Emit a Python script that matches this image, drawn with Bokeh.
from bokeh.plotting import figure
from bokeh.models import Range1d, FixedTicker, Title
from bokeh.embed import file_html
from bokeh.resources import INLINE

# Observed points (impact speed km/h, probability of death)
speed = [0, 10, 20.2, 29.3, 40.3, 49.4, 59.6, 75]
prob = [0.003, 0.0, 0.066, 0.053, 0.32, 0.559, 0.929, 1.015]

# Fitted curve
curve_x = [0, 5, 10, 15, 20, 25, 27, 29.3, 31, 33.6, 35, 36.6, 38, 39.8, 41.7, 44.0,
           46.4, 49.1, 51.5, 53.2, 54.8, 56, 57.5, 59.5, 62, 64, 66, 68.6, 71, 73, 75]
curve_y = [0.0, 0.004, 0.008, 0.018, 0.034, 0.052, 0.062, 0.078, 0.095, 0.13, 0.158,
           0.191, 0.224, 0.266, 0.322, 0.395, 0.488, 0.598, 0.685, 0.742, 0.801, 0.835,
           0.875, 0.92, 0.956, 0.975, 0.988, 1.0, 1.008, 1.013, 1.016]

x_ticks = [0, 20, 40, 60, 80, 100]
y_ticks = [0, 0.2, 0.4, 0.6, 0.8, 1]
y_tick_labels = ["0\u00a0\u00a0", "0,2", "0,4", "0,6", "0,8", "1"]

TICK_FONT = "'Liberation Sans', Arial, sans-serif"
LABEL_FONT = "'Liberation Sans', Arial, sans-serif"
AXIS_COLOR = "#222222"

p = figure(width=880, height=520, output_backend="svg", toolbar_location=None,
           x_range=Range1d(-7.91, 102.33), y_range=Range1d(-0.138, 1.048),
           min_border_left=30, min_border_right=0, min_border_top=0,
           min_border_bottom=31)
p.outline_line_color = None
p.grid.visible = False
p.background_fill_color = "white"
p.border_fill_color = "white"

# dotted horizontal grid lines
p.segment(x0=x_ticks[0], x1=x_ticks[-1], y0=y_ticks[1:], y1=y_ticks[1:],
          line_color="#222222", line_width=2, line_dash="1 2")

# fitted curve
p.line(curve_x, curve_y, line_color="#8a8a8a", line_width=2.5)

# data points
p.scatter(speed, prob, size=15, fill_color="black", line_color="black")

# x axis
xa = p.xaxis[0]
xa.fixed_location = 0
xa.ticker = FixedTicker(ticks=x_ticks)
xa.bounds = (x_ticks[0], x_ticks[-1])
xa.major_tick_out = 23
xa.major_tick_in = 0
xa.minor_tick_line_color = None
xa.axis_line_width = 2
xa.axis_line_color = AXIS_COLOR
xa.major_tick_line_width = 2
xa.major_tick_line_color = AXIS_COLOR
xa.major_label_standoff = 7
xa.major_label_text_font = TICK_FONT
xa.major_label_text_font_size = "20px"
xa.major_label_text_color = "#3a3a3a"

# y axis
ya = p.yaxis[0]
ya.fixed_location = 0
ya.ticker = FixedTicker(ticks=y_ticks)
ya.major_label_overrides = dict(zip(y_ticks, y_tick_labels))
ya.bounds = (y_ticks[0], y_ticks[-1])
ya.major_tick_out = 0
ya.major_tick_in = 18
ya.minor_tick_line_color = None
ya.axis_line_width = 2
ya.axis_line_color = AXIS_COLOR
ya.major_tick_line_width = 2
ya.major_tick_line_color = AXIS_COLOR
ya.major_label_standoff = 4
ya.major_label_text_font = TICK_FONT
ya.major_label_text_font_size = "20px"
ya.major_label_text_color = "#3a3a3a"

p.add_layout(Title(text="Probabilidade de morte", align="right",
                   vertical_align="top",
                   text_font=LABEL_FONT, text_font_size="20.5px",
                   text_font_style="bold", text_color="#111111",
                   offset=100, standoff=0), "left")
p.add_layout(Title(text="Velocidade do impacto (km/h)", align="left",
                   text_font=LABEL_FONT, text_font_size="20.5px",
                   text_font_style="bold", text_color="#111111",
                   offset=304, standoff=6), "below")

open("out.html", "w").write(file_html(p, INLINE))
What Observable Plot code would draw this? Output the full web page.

----------------

(TASK DESCRIPTION): Count the lines of the data that contain the string "this", and reply with that number alone.

(EXERCISE RESULT): 2